Hikâye, Ağustos 2005 tarihinde, Katrina Kasırgası yaklaşırken New Orleans hastanesinde ölüm döşeğinde olan Daisy'nin, kızı Caroline'a bir günlüğü okutmasıyla başlar. Günlük, Benjamin Button tarafından yazılmıştır.
11 Kasım 1918'de, New Orleans halkı I. Dünya Savaşı'nın bitişini kutlarken; bir bebek 86 yaşındaki bir adamın fiziksel görünüşü ile doğar. Bebeğin annesi doğumdan kısa bir süre sonra ölür ve babası, Thomas Button, bebeği bir huzurevinin önüne bırakır. Huzurevinde çalışan Afrikalı-Amerikan çift Queenie (Henson) ve Tizzy (Ali) bebeği bulurlar.
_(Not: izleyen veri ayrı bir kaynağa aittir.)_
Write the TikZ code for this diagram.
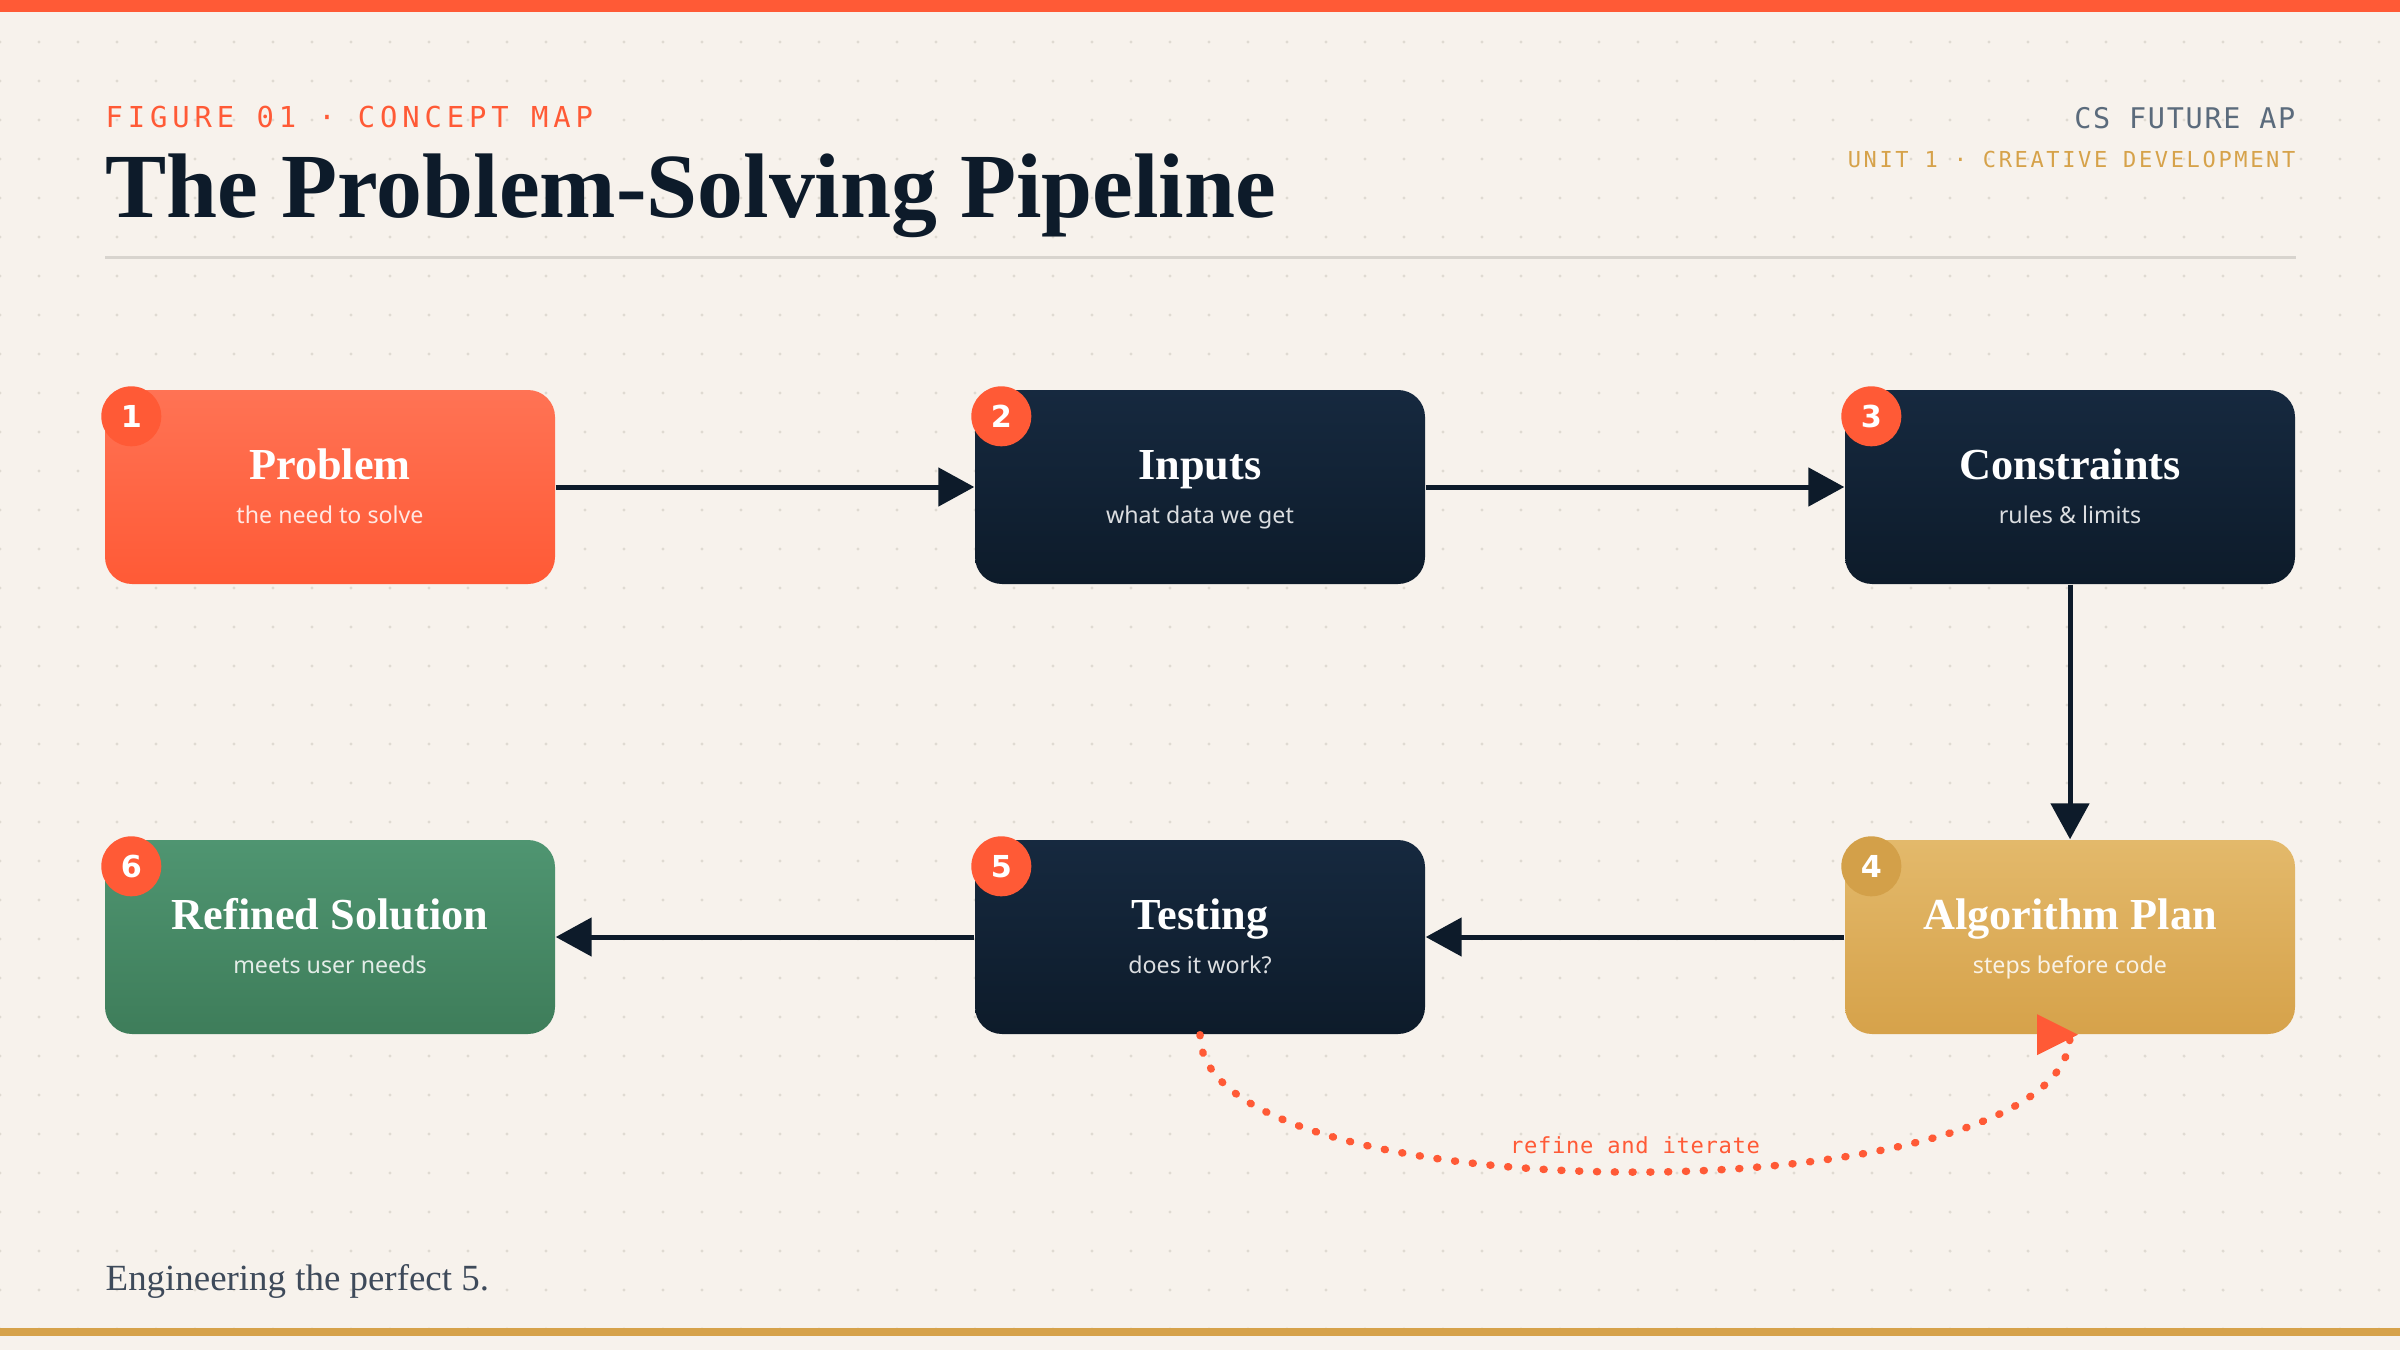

Hamile kalamayan Queenie, kardeşinin bebeği gibi tanıtarak kendi başına büyütmeye karar verdiği bebeğe Benjamin ismini verir.
Başta uzun süre yaşamayacağı beklenen Benjamin, zaman geçtikçe fiziksel olarak gelişim göstermeye başlar. Önce tekerlekli sandalyeyle hareket ederken, zamanla koltuk değneğiyle yürümeye, sonra da destek almadan yürümeye başlar. 1930'da hâla yetmişli yaşlarında görünürken, büyükannesi huzurevinde yaşayan Daisy (Fanning) ile tanışır. Benjamin ve Daisy birlikte oynarlar.
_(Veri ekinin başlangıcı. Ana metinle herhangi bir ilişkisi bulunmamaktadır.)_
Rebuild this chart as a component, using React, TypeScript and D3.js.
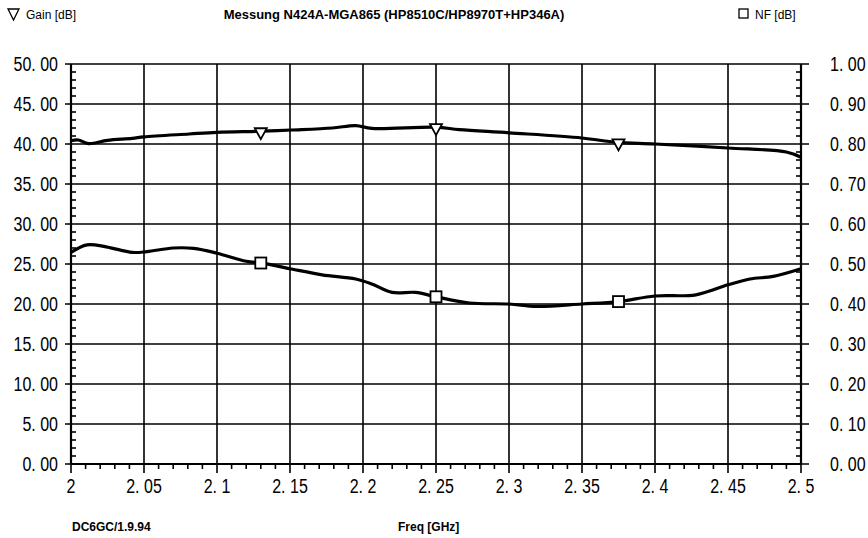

Birkaç yıl sonra, Benjamin, tesadüfen tanıştığı Kaptan Mike'ın New Orleans rıhtımındaki römorköründe çalışmaya başlar. Mike boş zamanlarında Benjamin'i barlara ve genelevlere götürür. İlk gittiğinde Benjamin, babası olduğunu belli etmeyen Thomas Button'la tanışır. Sonra, uzun süreli bir iş için New Orleans'tan ayrılır.
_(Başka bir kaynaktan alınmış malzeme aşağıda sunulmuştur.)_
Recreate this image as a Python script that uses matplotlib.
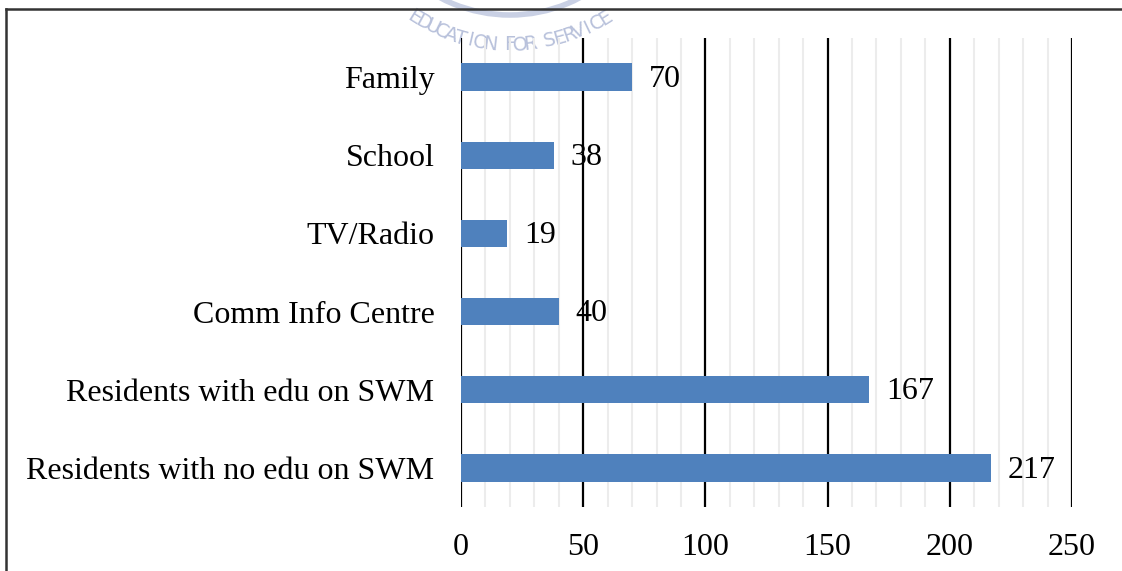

1941'de Benjamin, römorkör seferiyle gittiği Rusya'da Elizabeth Abbott (Tilda Swinton) adlı bir İngiliz kadınla tanışır. Yeni evli Elizabeth, İngiltere'nin Murmansk'taki ticaret ataşesi olarak çalışan eşiyle birlikte İngiliz hükûmeti adına casusluk yapmaktadır. Elizabeth ve Benjamin'in bir gece başlayan dostça sohbetleri zamanla gizli bir ilişkiye dönüşür. Bir gün, 8 Aralık 1941 sabahında (Pearl Harbor Saldırısı'ndan sonra) Elizabeth beklenmedik şekilde ayrılır ve arkasında bir not bırakır: "Seninle tanışmak güzeldi." Bu esnada Kaptan Mike römorkörüyle ABD donanmasına destek vermeye karar verir ve Benjamin de onunla birlikte savaş bölgesine gider. Römorkör çatışma bölgesine vardığında ateş altında kalır ve saldırıda Kaptan Mike hayatını kaybederken Benjamin ABD donanması tarafından kurtarılır.
1945'te, Benjamin New Orleans'a döner ve yine Thomas Button'la karşılaşır. Thomas kendisinin babası olduğunu söyler ve Benjamin'e evini ve aile şirketini de içeren bütün servetini miras olarak bırakacağını açıklar. Benjamin bu gelişmeden hoşnut olmasa da, ölümcül hastalığa yakalanmış olan babasının son anlarında yanında olur.
Benjamin, Daisy'nin New York'ta başarılı bir dansçı olduğunu öğrenir. 1947'de Benjamin New York'ta Daisy'yi habersiz ziyaret eder, ancak başka birine aşık olduğunu görür.
Daisy 1954'te, dans turu vesilesiyle bulunduğu Paris'te, dans kariyerinin bitmesine neden olan bir araba kazası geçirir. Benjamin Daisy'nin bir arkadaşından gelen telgraf üzerine hemen Paris'e gider. Daisy, Benjamin'i genç görünümüyle gördüğünde şaşırır, başta sevinmesine rağmen Benjamin'e hayatından çıkmasını söyler. Benjamin ise, Daisy'nin iyileştiğinden emin olana kadar gizlice Paris'te kalır.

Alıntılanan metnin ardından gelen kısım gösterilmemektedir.